Exercise brief
Below are entries. Copy exactly the lines running from the line that holds "Rebuild this chart" to the line that holds "y_ticks = [0, 2, 4, 6, 8, 10, 12, 14]", with both ends included.

Available records
· · ·
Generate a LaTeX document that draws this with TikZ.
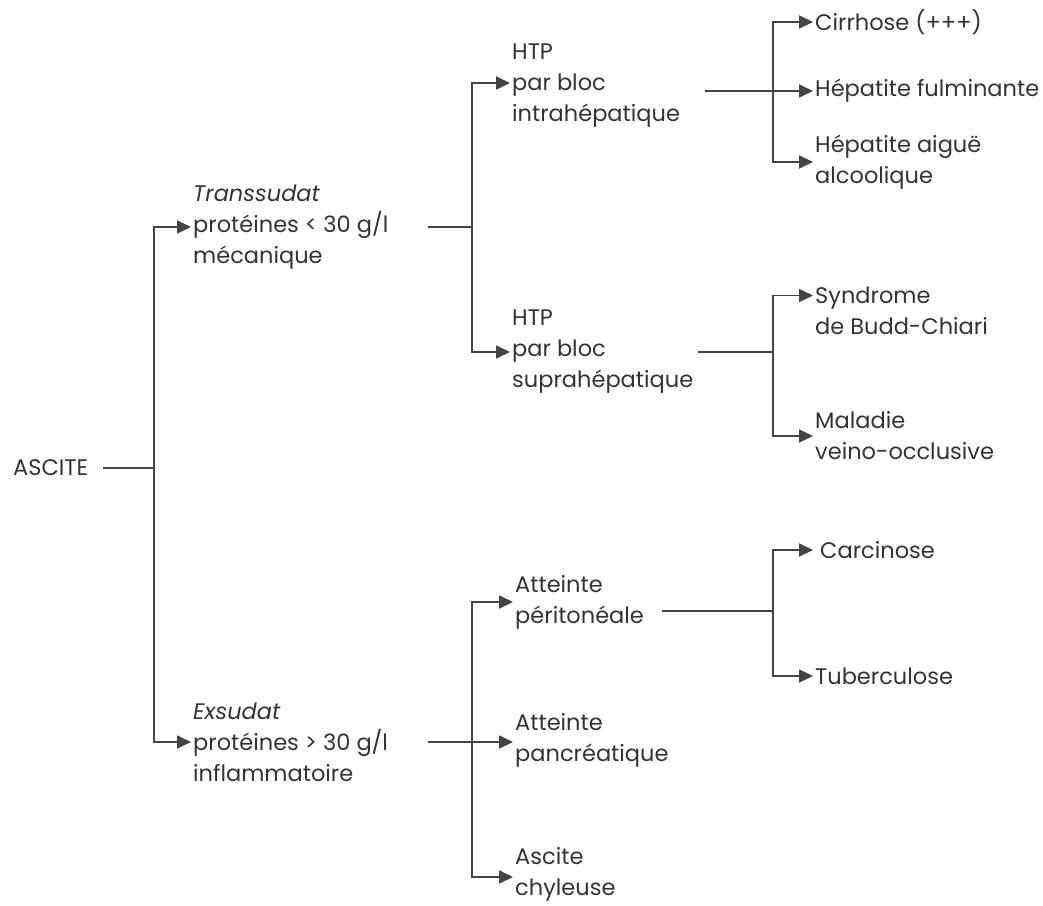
· · ·
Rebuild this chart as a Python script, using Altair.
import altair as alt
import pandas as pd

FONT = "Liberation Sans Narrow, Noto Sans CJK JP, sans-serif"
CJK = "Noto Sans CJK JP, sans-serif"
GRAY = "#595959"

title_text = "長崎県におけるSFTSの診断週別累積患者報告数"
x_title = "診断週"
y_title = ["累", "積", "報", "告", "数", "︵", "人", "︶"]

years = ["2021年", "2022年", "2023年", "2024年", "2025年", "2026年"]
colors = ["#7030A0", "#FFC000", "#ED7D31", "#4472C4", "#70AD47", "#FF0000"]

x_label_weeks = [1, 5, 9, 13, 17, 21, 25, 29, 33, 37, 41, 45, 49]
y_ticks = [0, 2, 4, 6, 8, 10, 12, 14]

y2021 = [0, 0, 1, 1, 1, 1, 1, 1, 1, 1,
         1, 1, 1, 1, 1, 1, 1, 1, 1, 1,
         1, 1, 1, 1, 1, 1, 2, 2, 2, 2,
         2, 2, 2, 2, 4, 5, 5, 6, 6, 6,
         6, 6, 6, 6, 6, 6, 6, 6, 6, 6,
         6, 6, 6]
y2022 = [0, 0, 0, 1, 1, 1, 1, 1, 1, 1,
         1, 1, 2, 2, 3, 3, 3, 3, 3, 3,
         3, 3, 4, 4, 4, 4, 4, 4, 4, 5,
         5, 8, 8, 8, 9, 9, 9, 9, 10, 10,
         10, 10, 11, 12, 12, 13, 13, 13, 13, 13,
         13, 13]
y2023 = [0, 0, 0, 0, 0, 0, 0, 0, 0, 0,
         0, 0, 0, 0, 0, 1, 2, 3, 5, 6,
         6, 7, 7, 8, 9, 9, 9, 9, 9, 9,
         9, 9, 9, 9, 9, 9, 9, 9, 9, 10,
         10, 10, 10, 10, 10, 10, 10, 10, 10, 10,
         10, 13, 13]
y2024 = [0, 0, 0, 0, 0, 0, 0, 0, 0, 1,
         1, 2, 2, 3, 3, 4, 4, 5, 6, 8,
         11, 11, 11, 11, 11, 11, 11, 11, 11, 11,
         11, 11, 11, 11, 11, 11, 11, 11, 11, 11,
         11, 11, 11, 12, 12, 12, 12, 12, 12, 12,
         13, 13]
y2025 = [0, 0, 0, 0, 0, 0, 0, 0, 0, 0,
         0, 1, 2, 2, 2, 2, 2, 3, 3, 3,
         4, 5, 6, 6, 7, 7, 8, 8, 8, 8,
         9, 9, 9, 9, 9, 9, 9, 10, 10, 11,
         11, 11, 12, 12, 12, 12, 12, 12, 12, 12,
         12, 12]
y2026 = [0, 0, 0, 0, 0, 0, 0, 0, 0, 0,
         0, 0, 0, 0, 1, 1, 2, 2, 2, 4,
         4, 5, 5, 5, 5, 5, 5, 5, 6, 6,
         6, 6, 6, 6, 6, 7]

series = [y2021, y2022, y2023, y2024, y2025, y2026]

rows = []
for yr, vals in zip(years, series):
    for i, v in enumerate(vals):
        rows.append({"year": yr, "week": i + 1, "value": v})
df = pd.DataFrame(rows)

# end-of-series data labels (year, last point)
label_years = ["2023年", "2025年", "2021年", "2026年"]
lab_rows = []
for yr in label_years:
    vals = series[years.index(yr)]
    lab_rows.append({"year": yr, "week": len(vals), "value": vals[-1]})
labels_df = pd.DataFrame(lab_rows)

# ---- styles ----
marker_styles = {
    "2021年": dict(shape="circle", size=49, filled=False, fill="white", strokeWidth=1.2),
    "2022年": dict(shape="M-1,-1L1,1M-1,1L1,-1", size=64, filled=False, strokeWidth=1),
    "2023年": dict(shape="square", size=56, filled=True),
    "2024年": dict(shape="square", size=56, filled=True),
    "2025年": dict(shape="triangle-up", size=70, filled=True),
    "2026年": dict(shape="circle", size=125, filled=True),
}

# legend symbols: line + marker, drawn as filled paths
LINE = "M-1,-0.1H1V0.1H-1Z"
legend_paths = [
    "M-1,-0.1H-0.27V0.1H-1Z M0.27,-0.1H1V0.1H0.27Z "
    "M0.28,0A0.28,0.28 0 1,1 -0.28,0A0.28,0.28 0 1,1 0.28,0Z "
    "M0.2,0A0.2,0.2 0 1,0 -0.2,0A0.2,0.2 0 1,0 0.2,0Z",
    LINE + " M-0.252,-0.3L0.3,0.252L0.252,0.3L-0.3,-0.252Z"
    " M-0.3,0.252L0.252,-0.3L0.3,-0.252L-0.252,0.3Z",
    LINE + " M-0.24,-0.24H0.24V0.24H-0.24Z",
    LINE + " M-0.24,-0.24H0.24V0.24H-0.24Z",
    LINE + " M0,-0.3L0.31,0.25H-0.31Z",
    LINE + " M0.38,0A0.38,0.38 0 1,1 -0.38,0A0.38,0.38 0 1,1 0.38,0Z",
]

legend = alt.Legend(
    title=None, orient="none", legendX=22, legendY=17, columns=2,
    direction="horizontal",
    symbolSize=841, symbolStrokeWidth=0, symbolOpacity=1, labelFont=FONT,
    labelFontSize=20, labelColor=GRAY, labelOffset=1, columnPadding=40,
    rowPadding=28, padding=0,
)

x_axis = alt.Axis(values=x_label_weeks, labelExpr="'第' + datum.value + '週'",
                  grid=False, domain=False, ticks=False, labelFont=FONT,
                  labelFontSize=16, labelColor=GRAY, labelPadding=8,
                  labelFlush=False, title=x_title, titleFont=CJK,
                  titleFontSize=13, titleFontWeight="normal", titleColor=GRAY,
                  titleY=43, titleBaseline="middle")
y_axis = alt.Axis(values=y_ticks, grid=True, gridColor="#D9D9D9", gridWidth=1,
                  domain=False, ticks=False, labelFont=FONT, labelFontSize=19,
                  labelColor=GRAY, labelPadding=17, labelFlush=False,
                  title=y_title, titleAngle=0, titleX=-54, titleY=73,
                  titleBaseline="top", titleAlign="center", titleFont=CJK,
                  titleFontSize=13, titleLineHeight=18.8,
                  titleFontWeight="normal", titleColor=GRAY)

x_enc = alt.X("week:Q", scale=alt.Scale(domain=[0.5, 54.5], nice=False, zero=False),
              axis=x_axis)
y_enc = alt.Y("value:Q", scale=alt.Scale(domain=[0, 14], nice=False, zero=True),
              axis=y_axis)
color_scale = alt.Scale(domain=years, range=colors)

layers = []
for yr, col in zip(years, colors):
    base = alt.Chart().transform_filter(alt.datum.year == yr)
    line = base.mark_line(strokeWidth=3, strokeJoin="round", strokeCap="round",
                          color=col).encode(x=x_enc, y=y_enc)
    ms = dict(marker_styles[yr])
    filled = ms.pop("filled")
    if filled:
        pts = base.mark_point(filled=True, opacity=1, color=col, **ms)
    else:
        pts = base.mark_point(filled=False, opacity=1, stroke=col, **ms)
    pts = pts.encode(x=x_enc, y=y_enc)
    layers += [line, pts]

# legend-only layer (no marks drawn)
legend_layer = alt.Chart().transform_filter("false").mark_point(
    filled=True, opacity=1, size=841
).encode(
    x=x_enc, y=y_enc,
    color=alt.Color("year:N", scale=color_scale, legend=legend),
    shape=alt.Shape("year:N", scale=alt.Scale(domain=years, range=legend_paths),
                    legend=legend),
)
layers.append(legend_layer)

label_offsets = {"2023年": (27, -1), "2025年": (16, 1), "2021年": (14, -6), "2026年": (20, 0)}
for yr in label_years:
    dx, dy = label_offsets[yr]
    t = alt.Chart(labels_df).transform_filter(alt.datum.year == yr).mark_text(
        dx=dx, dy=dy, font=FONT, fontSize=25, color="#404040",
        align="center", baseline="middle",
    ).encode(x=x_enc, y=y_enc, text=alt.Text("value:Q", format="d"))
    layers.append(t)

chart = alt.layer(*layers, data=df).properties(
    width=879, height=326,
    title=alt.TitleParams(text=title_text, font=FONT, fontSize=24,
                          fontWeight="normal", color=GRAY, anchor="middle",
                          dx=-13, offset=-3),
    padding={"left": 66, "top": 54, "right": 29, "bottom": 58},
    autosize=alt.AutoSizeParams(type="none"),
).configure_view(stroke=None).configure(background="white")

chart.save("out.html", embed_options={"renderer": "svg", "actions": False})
· · ·
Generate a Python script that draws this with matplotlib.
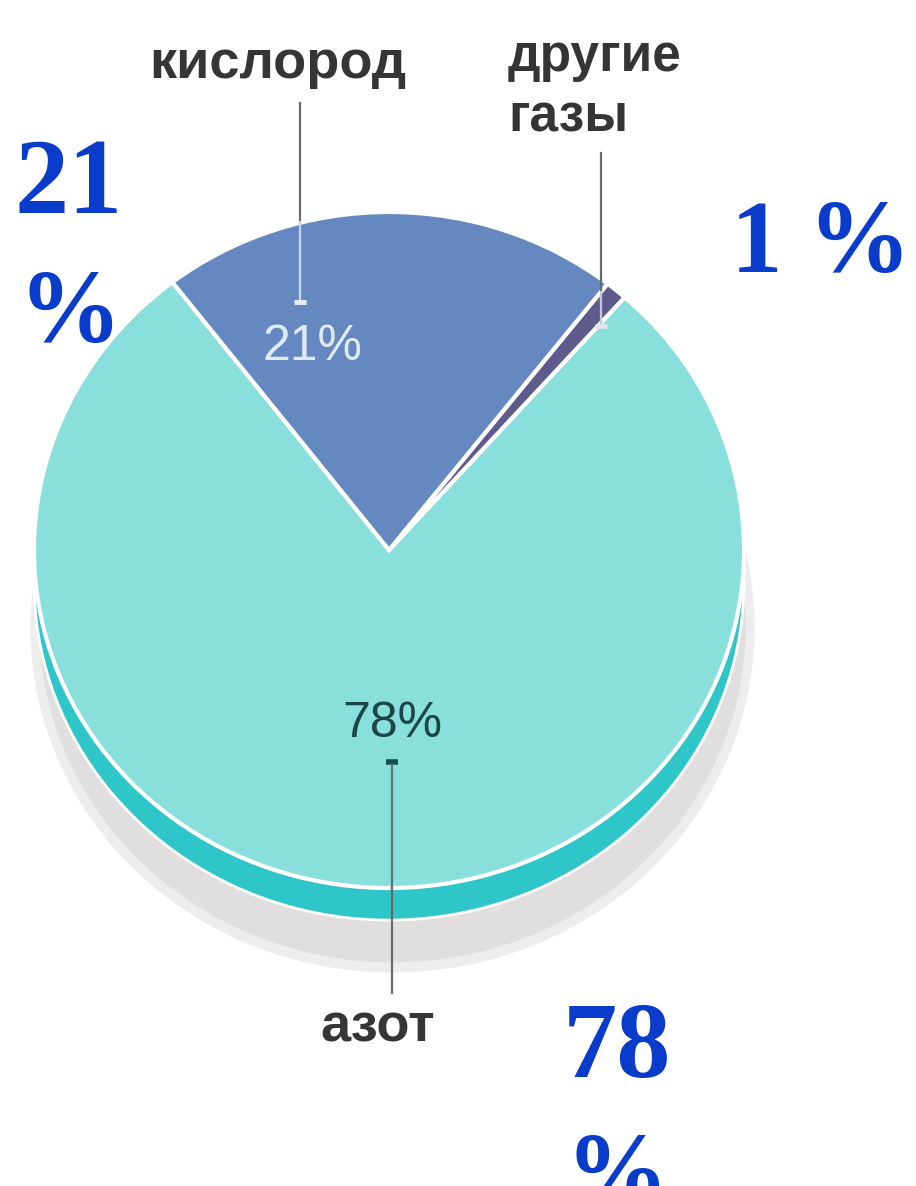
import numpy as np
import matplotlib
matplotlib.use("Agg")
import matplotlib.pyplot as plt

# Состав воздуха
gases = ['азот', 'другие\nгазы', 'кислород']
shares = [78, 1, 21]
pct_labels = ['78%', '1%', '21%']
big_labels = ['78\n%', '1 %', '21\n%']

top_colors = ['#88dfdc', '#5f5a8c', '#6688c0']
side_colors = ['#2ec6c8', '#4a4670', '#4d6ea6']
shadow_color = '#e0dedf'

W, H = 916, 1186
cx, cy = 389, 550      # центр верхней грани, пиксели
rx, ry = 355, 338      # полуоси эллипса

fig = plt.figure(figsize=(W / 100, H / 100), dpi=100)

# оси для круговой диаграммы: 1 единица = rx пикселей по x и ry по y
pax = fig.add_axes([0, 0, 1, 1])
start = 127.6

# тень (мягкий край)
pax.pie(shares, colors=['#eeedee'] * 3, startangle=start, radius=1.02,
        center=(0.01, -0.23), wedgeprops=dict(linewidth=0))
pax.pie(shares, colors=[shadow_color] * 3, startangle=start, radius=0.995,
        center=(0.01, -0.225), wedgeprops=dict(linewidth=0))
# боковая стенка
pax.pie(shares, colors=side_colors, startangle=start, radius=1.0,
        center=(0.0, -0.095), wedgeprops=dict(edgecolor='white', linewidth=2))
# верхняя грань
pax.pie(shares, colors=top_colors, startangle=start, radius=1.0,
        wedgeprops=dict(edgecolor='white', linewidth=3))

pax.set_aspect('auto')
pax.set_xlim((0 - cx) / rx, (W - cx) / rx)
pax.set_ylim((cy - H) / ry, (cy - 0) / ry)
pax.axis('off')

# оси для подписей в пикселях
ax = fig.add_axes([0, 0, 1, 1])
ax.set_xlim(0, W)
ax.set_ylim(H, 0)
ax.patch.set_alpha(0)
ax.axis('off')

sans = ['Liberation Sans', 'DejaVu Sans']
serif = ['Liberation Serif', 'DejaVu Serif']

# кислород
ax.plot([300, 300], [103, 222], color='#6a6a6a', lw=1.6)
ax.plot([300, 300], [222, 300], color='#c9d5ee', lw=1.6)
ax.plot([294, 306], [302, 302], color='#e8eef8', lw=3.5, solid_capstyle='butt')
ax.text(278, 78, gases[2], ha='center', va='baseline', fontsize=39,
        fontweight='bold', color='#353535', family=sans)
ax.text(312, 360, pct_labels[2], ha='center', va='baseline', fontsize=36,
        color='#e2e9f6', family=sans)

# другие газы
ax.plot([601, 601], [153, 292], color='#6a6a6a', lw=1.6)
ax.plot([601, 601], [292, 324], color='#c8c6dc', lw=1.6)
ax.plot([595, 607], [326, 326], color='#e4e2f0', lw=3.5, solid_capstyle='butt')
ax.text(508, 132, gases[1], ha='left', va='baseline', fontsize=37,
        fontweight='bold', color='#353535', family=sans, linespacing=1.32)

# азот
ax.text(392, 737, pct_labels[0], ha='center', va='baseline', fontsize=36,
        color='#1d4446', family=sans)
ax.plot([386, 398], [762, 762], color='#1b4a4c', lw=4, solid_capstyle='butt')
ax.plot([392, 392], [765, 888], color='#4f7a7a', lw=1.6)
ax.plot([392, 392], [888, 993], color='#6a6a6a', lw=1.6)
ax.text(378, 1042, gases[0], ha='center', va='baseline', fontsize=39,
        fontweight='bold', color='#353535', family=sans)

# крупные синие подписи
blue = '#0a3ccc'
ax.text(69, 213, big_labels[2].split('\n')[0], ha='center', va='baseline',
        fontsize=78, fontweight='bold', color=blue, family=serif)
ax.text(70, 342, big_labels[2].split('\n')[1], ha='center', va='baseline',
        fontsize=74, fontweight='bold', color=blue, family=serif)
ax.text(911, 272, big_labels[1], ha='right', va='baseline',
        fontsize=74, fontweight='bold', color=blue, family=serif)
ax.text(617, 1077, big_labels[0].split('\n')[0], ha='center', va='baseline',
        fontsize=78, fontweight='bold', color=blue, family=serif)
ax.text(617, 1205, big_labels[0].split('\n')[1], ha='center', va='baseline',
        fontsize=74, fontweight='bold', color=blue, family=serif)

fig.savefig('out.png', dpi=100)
· · ·
Response to the task
Rebuild this chart as a Python script, using Altair.
import altair as alt
import pandas as pd

FONT = "Liberation Sans Narrow, Noto Sans CJK JP, sans-serif"
CJK = "Noto Sans CJK JP, sans-serif"
GRAY = "#595959"

title_text = "長崎県におけるSFTSの診断週別累積患者報告数"
x_title = "診断週"
y_title = ["累", "積", "報", "告", "数", "︵", "人", "︶"]

years = ["2021年", "2022年", "2023年", "2024年", "2025年", "2026年"]
colors = ["#7030A0", "#FFC000", "#ED7D31", "#4472C4", "#70AD47", "#FF0000"]

x_label_weeks = [1, 5, 9, 13, 17, 21, 25, 29, 33, 37, 41, 45, 49]
y_ticks = [0, 2, 4, 6, 8, 10, 12, 14]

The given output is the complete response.